Foi o fim de um corpo que ainda sabia marcar golos. Um corpo afinado com o timing e a coragem. Um corpo que sabia fazer diagonais curtas e fugir ao fora-de-jogo como quem engana o destino.

Tão grande silêncio

Mas antes do silêncio houve números. Não frios, não mecânicos — números que escorrem suor e tempo. Números que agora ajudam a contar o que já não se pode repetir.

Era, dizia-se, “o avançado dos detalhes”. E talvez isso explique porque fazia tanto com tão pouco. Não precisava de espaço, só de um erro. Não precisava de gabarolice, só de um segundo.

Aos 18 anos estreou-se na Primeira Liga. Aos 19 foi para o Atlético de Madrid. Não ficou em Espanha — foi emprestado ao FC Porto, onde brilhou sob o comando de Nuno Espírito Santo. Seguiu para o Wolverhampton, primeiro por empréstimo, depois em definitivo. Em Inglaterra encontrou casa, golo e ritmo. Quando, em 2020, o Liverpool o contratou por mais de 40 milhões de euros, poucos duvidaram da justiça da aposta.

Com Klopp tornou-se homem. Não que antes não o fosse. Mas ali, entre Salah, Mané e Firmino, encontrou o seu lugar — não apenas como avançado versátil, mas como intérprete sensível de um jogo que pede instinto e leitura. Marcou golos decisivos, fez assistências improváveis, correu como correm os que ainda se lembram do que é jogar por amor. E era isso que se via em Jota: um futebolista com fome e com alma. Alguém que não se dava a poses, mas a presenças.

Na Seleção Nacional, a camisola 21 vestia-o como uma segunda pele. Estreou-se em 2019 e somou internacionalizações sem ruído. Nunca foi o mais mediático — mas era daqueles que jogavam para os outros brilharem. Nos bastidores do balneário diz-se que era dos mais respeitados. Em campo dos mais fiáveis. Nos golos dos mais frios. E no sorriso dos mais generosos.

Não era exuberante mas era eficaz. Não era estrela mas era farol. E tinha aquela coisa rara de fazer parecer fácil o que para os outros é milagre.

Diogo Jota morreu aos 28 anos. A idade em que muitos começam a perceber que o corpo já não responde da mesma forma. A idade em que se deixa de sprintar para passar a gerir. Mas Jota ainda sprintava. Ainda jogava com o corpo todo. Ainda queria mais.

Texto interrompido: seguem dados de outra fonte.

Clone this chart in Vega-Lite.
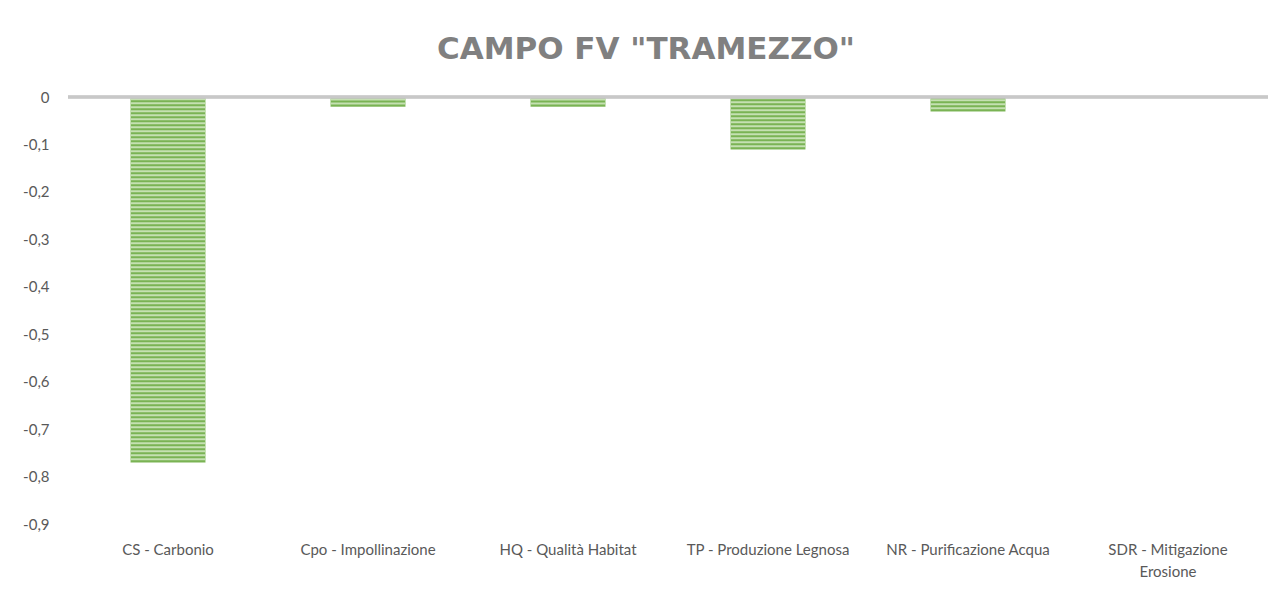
{
  "$schema": "https://vega.github.io/schema/vega-lite/v6.json",
  "autosize": "none",
  "width": 1200,
  "height": 427,
  "padding": {"left": 68, "top": 97, "right": 16, "bottom": 66},
  "background": "white",
  "config": {"view": {"stroke": null}},
  "title": {
    "text": "CAMPO FV \"TRAMEZZO\"",
    "anchor": "middle",
    "frame": "bounds",
    "font": "DejaVu Sans",
    "fontSize": 31,
    "fontWeight": "bold",
    "color": "#808080",
    "baseline": "alphabetic",
    "offset": -30
  },
  "data": {
    "values": [
      {"cat": "CS - Carbonio", "value": -0.77},
      {"cat": "Cpo - Impollinazione", "value": -0.02},
      {"cat": "HQ - Qualità Habitat", "value": -0.02},
      {"cat": "TP - Produzione Legnosa", "value": -0.11},
      {"cat": "NR - Purificazione Acqua", "value": -0.03},
      {"cat": "SDR - Mitigazione Erosione", "value": 0}
    ]
  },
  "encoding": {
    "x": {
      "field": "cat",
      "type": "nominal",
      "sort": null,
      "scale": {"paddingInner": 0.625, "paddingOuter": 0.3125},
      "axis": {
        "title": null,
        "orient": "bottom",
        "domain": false,
        "ticks": false,
        "labelAngle": 0,
        "labelPadding": 18,
        "labelFont": "Lato",
        "labelFontSize": 15,
        "labelColor": "#595959",
        "labelLineHeight": 22,
        "labelLimit": 300,
        "labelExpr": "datum.label == 'SDR - Mitigazione Erosione' ? ['SDR - Mitigazione', 'Erosione'] : datum.label"
      }
    }
  },
  "layer": [
    {
      "mark": {"type": "bar", "color": "#C5E0B2", "stroke": "#A9D18E", "strokeWidth": 0.5},
      "encoding": {
        "y": {
          "field": "value",
          "type": "quantitative",
          "scale": {"domain": [-0.9, 0], "nice": false, "zero": true},
          "axis": {
            "title": null,
            "values": [0, -0.1, -0.2, -0.3, -0.4, -0.5, -0.6, -0.7, -0.8, -0.9],
            "domain": false,
            "ticks": false,
            "grid": false,
            "labelPadding": 19,
            "labelFont": "Lato",
            "labelFontSize": 15,
            "labelColor": "#595959",
            "labelExpr": "datum.value == 0 ? '0' : '-' + replace(format(-datum.value, '.1f'), '.', ',')"
          }
        },
        "y2": {"datum": 0}
      }
    },
    {
      "mark": {"type": "rule", "color": "#7AB354", "strokeWidth": 74, "strokeDash": [2, 2], "strokeCap": "butt"},
      "encoding": {
        "y": {"field": "value", "type": "quantitative"},
        "y2": {"datum": 0}
      }
    },
    {
      "mark": {"type": "rule", "color": "#C8C8C8", "strokeWidth": 2.5},
      "encoding": {
        "y": {"datum": 0},
        "x": {"value": 0},
        "x2": {"value": 1200}
      }
    }
  ]
}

Não se reformou do jogo. Foi o jogo que o perdeu.

E nós, todos os que o vimos jogar, perdemos também um pouco da alegria de ver um jogador que parecia sempre a meio de qualquer coisa — uma jogada, uma recuperação, uma arrancada, uma surpresa.

Agora resta-nos o que resta sempre nestes casos. Vídeos. Golos. Fotografias de vida com legendas de morte. Declarações em que se diz que era “um dos bons”, “um dos nossos”, “um dos que deixarão saudade”. E deixam. Claro que deixam.

Mas há saudades que doem mais quando se sabe que ainda havia tanto por fazer. Jota não era um fim — era uma vírgula. E nós não estávamos prontos para o ponto final.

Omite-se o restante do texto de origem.